Irgendwann wende ich, ab jetzt schiebt mich der Wind, der mich vorher bremste
in Richtung Süden. Je später es wird, desto ausgeprägter werden die Wolken und
die Wolkenstraßen. Flieger kreuzen meinen Weg, jeder sucht seine Spur. Über mir
zieht ein Flieger der offenen Klasse mit langen dünnen Flügeln seine Bahn. An
anderer Stelle, in der Nähe eines Segelfluggeländes kreist unter mir ein
Kranich, einer rot-weiß lackierter Doppelsitzer aus der Kategorie Oldtimer. Ich
habe ich schon mehrfach auf der Alb getroffen. So groß ist die Spannbreite an
Gerät, dazwichen mein Apis 2 und ich.
Immer dunkler werden die Wolkenunterränder. Die
Wolken laufen breit. Ich befinde mich in riesiger Höhe unter einem schwarzen
Deckel, der über mich schwebt und mich hebt. Ab und zu reißt dieser Deckel auf.
Dann strömt gleißendes Licht in meine Spur. Ich fühle mich wie in einer Luftkathedrale.
Ein kleiner Mensch im Dunkel inmitten des ganz Großen, der Übermächtigen. Und
dieser Mensch sucht seine Richtung. Durch das Fenster der Kathedrale dringt
gebündelt gleißendes Licht ein und entzückt den kleinen Menschen. Die Fenster
der mittelalterlichen Kathedralen waren frühe Medien, bewusst so konstruiert,
um Menschen ein Gefühl für Transzendenz zu geben. Was wäre wohl passiert, wenn
schon damals Menschen hätten fliegen können. Meine Luftkathedrale ist ungleich
größer als jeder Dom, ihre Fenster zwar nicht aus bunten Mosaiken zusammengesetzt,
dafür aber von einer Lichtintensität, die unvergleichbar ist. Die langsam tiefer
sinkende Sonne dringt in einem Winkel durch diese sich immer wieder öffnenden
Fenster, die ein tiefes Gefühl von Ruhe bei mir hinterlassen. Teil dieser Welt
zu sein, ist so unvergleichlich anders, als Teil der Welt zu sein, die wir
sonst alle bevölkern.
Nun erkenne ich langsam, dass dies ein besonderer
Tag sein wird. Die dunklen Wolkenteppiche versorgen mich auch zu später Stunde
immer noch zuverlässig mit Energie. Alles scheint hier umgekehrt: Ich wandle nicht
auf dem Teppich, ich fliege unter dem Teppich.
Also gleite ich hin und her, immer der möglichen
Rennstrecken folgend.
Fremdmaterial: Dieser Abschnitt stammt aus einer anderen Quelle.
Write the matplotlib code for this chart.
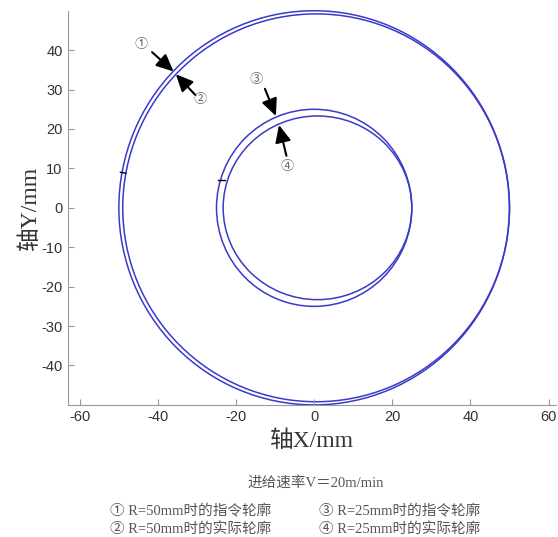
import matplotlib
matplotlib.use('Agg')
import matplotlib.pyplot as plt
from matplotlib.patches import Circle, Ellipse

plt.rcParams['axes.unicode_minus'] = False

# commanded contours (radius, mm)
cmd_radius = [50, 25]
act_cx = [0.5, 0.85]
act_cy = [0.0, 0.0]
act_ax = [49.5, 24.15]
act_ay = [49.2, 23.3]

# start markers on the left of each pair (x0, y0, x1, y1)
mark_x = [[-49.6, -48.2], [-24.6, -22.8]]
mark_y = [[9.0, 8.8], [7.0, 7.0]]

# arrow annotations: label, label pos, tail, tip
arrow_lab = ['①', '②', '③', '④']
lab_x = [-44.2, -29.3, -14.9, -6.8]
lab_y = [41.4, 27.4, 32.5, 10.5]
tail_x = [-41.5, -30.4, -12.6, -7.1]
tail_y = [39.5, 28.6, 30.2, 13.2]
tip_x = [-36.0, -35.4, -9.8, -9.0]
tip_y = [34.6, 33.9, 23.3, 21.0]

xticks = [-60, -40, -20, 0, 20, 40, 60]
yticks = [-40, -30, -20, -10, 0, 10, 20, 30, 40]

legend_rows = [['① R=50mm时的指令轮廓', '③ R=25mm时的指令轮廓'],
               ['② R=50mm时的实际轮廓', '④ R=25mm时的实际轮廓']]
caption = '进给速率V＝20m/min'

blue = '#3a3ac8'
serif = ['Liberation Serif', 'Noto Sans CJK SC']

fig = plt.figure(figsize=(5.58, 5.37), dpi=100)
ax = fig.add_axes([0.122, 0.246, 0.875, 0.734])

for r in cmd_radius:
    ax.add_patch(Circle((0, 0), r, fill=False, ec=blue, lw=1.1, clip_on=False))
for cx, cy, a, b in zip(act_cx, act_cy, act_ax, act_ay):
    ax.add_patch(Ellipse((cx, cy), 2 * a, 2 * b, fill=False, ec=blue, lw=1.1, clip_on=False))

for mx, my in zip(mark_x, mark_y):
    ax.plot(mx, my, color='black', lw=1.0)

for lab, lx, ly, tx, ty, px, py in zip(arrow_lab, lab_x, lab_y, tail_x, tail_y, tip_x, tip_y):
    ax.annotate('', xy=(px, py), xytext=(tx, ty),
                arrowprops=dict(arrowstyle='-|>,head_length=0.65,head_width=0.3',
                                color='black', lw=1.5,
                                mutation_scale=16, shrinkA=0, shrinkB=0))
    ax.text(lx, ly, lab, fontsize=9.5, color='#666666', ha='center', va='center',
            family=['Noto Sans CJK SC'])

ax.set_xlim(-63, 62)
ax.set_ylim(-50, 50)
ax.set_xticks(xticks)
ax.set_yticks(yticks)
ax.tick_params(direction='in', length=4, color='#999999', labelsize=10.5,
               labelcolor='#333333', pad=4)
for t in ax.get_xticklabels() + ax.get_yticklabels():
    t.set_family('Liberation Sans')
for s in ['top', 'right']:
    ax.spines[s].set_visible(False)
for s in ['left', 'bottom']:
    ax.spines[s].set_color('#999999')

ax.set_xlabel('轴X/mm', fontsize=17, family=serif, color='#333333', labelpad=4)
ax.set_ylabel('轴Y/mm', fontsize=17, family=serif, color='#333333', labelpad=0)

fig.text(0.566, 0.100, caption, fontsize=10.5, family=serif, color='#555555',
         ha='center', va='center')
row_y = [0.048, 0.015]
col_x = [0.198, 0.572]
for ry, row in zip(row_y, legend_rows):
    for cx, txt in zip(col_x, row):
        fig.text(cx, ry, txt, fontsize=10.5, family=serif, color='#555555',
                 ha='left', va='center')

fig.savefig('out.png', dpi=100)
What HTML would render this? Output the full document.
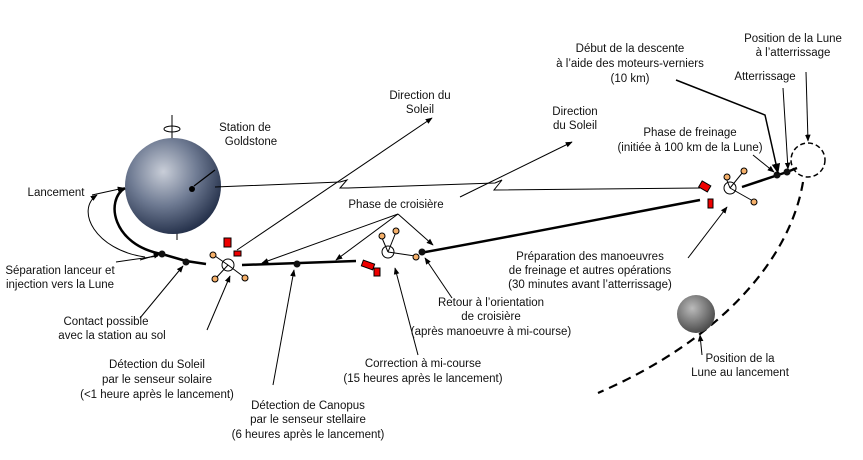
<!DOCTYPE html>
<html><head><meta charset="utf-8"><style>
body{margin:0;background:#fff;}
svg{display:block;font-family:"Liberation Sans",sans-serif;font-size:11.5px;fill:#111;}
text{text-anchor:middle;}
</style></head><body>
<svg width="863" height="460" viewBox="0 0 863 460" xmlns="http://www.w3.org/2000/svg">
<defs>
<marker id="a" viewBox="0 0 10 10" refX="9" refY="5" markerWidth="7" markerHeight="7" orient="auto"><path d="M0,1 L10,5 L0,9 z" fill="#000"/></marker>
<radialGradient id="e" cx="40%" cy="35%" r="70%"><stop offset="0" stop-color="#c9ced8"/><stop offset="0.5" stop-color="#6f7b93"/><stop offset="1" stop-color="#1e2a44"/></radialGradient>
<radialGradient id="m" cx="40%" cy="35%" r="70%"><stop offset="0" stop-color="#bbb"/><stop offset="1" stop-color="#444"/></radialGradient>
</defs>
<rect width="863" height="460" fill="#fff"/>
<line x1="172" y1="115" x2="172" y2="140" stroke="#000"/>
<line x1="177" y1="232" x2="177" y2="240" stroke="#000"/>
<ellipse cx="172" cy="129" rx="8" ry="3" fill="none" stroke="#000"/>
<circle cx="173" cy="186" r="48" fill="url(#e)"/>
<circle cx="192" cy="189" r="3" fill="#000"/>
<line x1="194" y1="186" x2="215" y2="170" stroke="#000" stroke-width="1.2"/>
<path d="M125,188 C105,200 112,245 162,254 L186,261 L206,264" fill="none" stroke="#000" stroke-width="2.5"/>
<path d="M242,265 L356,261" fill="none" stroke="#000" stroke-width="2.5"/>
<path d="M420,253 C520,235 620,215 700,200" fill="none" stroke="#000" stroke-width="2.5"/>
<path d="M742,187 L787,172 L797,168" fill="none" stroke="#000" stroke-width="2.5"/>
<circle cx="162" cy="254" r="3.5"/><circle cx="186" cy="262" r="3.5"/><circle cx="297" cy="264" r="3.5"/><circle cx="422" cy="252" r="3.5"/><circle cx="777" cy="175" r="3.5"/><circle cx="787" cy="172" r="3.5"/>
<path d="M92,195 L124,188" stroke="#000" fill="none" marker-end="url(#a)"/>
<path d="M145,257 C95,250 75,210 97,195" stroke="#000" fill="none" marker-end="url(#a)"/>
<path d="M140,260 L160,254" stroke="#000" fill="none" marker-end="url(#a)"/>
<path d="M215,187 L340,182 L347,180 L340,188 L348,188 L495,183 L502,180 L494,190 L700,188" fill="none" stroke="#000" stroke-width="1"/>
<circle cx="808" cy="160" r="17" fill="none" stroke="#000" stroke-width="1.5" stroke-dasharray="5,3"/>
<path d="M803,182 C790,260 720,340 598,393" fill="none" stroke="#000" stroke-width="2.2" stroke-dasharray="9,6"/>
<circle cx="696" cy="314" r="19" fill="url(#m)"/>
<line x1="237" y1="250" x2="432" y2="118" stroke="#000" marker-end="url(#a)"/>
<line x1="460" y1="197" x2="572" y2="142" stroke="#000" marker-end="url(#a)"/>
<line x1="398" y1="214" x2="262" y2="263" stroke="#000" marker-end="url(#a)"/>
<line x1="398" y1="214" x2="336" y2="260" stroke="#000" marker-end="url(#a)"/>
<line x1="398" y1="214" x2="433" y2="245" stroke="#000" marker-end="url(#a)"/>
<line x1="116" y1="262" x2="158" y2="256" stroke="#000"/>
<line x1="140" y1="318" x2="183" y2="266" stroke="#000" marker-end="url(#a)"/>
<line x1="207" y1="330" x2="230" y2="276" stroke="#000" marker-end="url(#a)"/>
<line x1="273" y1="385" x2="294" y2="270" stroke="#000" marker-end="url(#a)"/>
<line x1="418" y1="355" x2="395" y2="268" stroke="#000" marker-end="url(#a)"/>
<line x1="452" y1="298" x2="425" y2="258" stroke="#000" marker-end="url(#a)"/>
<line x1="688" y1="258" x2="727" y2="207" stroke="#000" marker-end="url(#a)"/>
<line x1="702" y1="355" x2="700" y2="335" stroke="#000" marker-end="url(#a)"/>
<path d="M676,80 L765,115 L778,173" fill="none" stroke="#000" stroke-width="1.5" marker-end="url(#a)"/>
<line x1="753" y1="155" x2="774" y2="172" stroke="#000" marker-end="url(#a)"/>
<line x1="783" y1="88" x2="788" y2="169" stroke="#000" marker-end="url(#a)"/>
<line x1="806" y1="72" x2="808" y2="141" stroke="#000" marker-end="url(#a)"/>
<g stroke="#000" stroke-width="1">
<rect x="224" y="238" width="7" height="9" fill="#e00"/><rect x="234" y="251" width="7" height="5" fill="#e00"/>
<circle cx="228" cy="265" r="6" fill="#fff"/>
<line x1="228" y1="265" x2="215" y2="256"/><line x1="228" y1="265" x2="244" y2="277"/><line x1="228" y1="265" x2="216" y2="278"/>
<circle cx="213" cy="255" r="3" fill="#f5b06a"/><circle cx="245" cy="278" r="3" fill="#f5b06a"/><circle cx="215" cy="279" r="3" fill="#f5b06a"/>
<rect x="362" y="262" width="12" height="6" fill="#e00" transform="rotate(20 368 265)"/><rect x="374" y="268" width="6" height="8" fill="#e00"/>
<circle cx="388" cy="252" r="6" fill="#fff"/>
<line x1="388" y1="252" x2="396" y2="232"/><line x1="388" y1="252" x2="415" y2="256"/><line x1="388" y1="252" x2="382" y2="238"/>
<circle cx="396" cy="231" r="3" fill="#f5b06a"/><circle cx="416" cy="257" r="3" fill="#f5b06a"/><circle cx="382" cy="236" r="3" fill="#f5b06a"/>
<rect x="700" y="183" width="10" height="7" fill="#e00" transform="rotate(30 705 186)"/><rect x="708" y="199" width="5" height="9" fill="#e00"/>
<circle cx="730" cy="188" r="6" fill="#fff"/>
<line x1="730" y1="188" x2="743" y2="172"/><line x1="730" y1="188" x2="753" y2="201"/><line x1="730" y1="188" x2="726" y2="178"/>
<circle cx="744" cy="171" r="3" fill="#f5b06a"/><circle cx="754" cy="202" r="3" fill="#f5b06a"/><circle cx="727" cy="177" r="3" fill="#f5b06a"/>
</g>
<text x="245" y="131">Station de</text><text x="251" y="145">Goldstone</text>
<text x="56" y="196">Lancement</text>
<text x="60" y="274">Séparation lanceur et</text><text x="60" y="288">injection vers la Lune</text>
<text x="106" y="325">Contact possible</text><text x="112" y="339">avec la station au sol</text>
<text x="157" y="368">Détection du Soleil</text><text x="157" y="383">par le senseur solaire</text><text x="157" y="398">(&lt;1 heure après le lancement)</text>
<text x="308" y="409">Détection de Canopus</text><text x="308" y="423">par le senseur stellaire</text><text x="308" y="438">(6 heures après le lancement)</text>
<text x="423" y="367">Correction à mi-course</text><text x="423" y="382">(15 heures après le lancement)</text>
<text x="491" y="306">Retour à l’orientation</text><text x="491" y="320">de croisière</text><text x="491" y="335">(après manoeuvre à mi-course)</text>
<text x="396" y="208">Phase de croisière</text>
<text x="420" y="99">Direction du</text><text x="420" y="113">Soleil</text>
<text x="575" y="115">Direction</text><text x="575" y="129">du Soleil</text>
<text x="590" y="260">Préparation des manoeuvres</text><text x="590" y="274">de freinage et autres opérations</text><text x="590" y="288">(30 minutes avant l’atterrissage)</text>
<text x="690" y="136">Phase de freinage</text><text x="690" y="151">(initiée à 100 km de la Lune)</text>
<text x="630" y="52">Début de la descente</text><text x="630" y="67">à l’aide des moteurs-verniers</text><text x="630" y="82">(10 km)</text>
<text x="793" y="42">Position de la Lune</text><text x="793" y="56">à l’atterrissage</text>
<text x="765" y="80">Atterrissage</text>
<text x="740" y="362">Position de la</text><text x="740" y="376">Lune au lancement</text>
</svg>
</body></html>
Und erfliege ganz neue Geschwindigkeitsbereiche mit
meinem Apis 2, das habe ich mich bislang nicht getraut. Zwischendurch rufe ich
meine Frau an, um ihr zu sagen, dass ich noch fliege. Ich möchte nicht, dass
sie sich Sorgen macht. Und ich fliege tatsächlich immer weiter und länger.
Bald bin ich wohl der einzige Segelflieger weit und
breit. Auf dem Klippeneck sehe ich viele Flieger am Boden. Warum fliegen sie nicht?
In der Ferne kreist noch ein Einsamer, noch ein Betender, der wie ich diese
Kathedrale zu schätzen weiß. Jetzt ist auch er weg, ich bin allein. Und das ist
ein durch nichts zu übertrumpfender Genuss. Keine Luftideoten, die mich beinahe
über den Haufen fliegen, dieser sakrale Raum gehört allein mir. Ich genieße
also jede Minute, weil ich weiß, dass solche Flüge nicht jedes Wochenende
möglich sind.
Langsam, fast ohne Kreise, gleite ich die Höhe ab.
Ich könnte noch länger fliegen, will aber (als UL!) landen, bevor der Platz
schließt. Pünktlich zum Ende der Tagesschau lande ich. Aber statt den Abendfilm im Fernsehen zu schauen,
gibt es noch viel zu tun. Diesen Flug muss ich so langsam abklingen lassen, wie
ich am Ende die Höhe abgeglitten habe. Das ist eine viel größere Kunst, als
Punkte in eine Tabelle einzutragen und sich dann mit anderen zu vergleichen.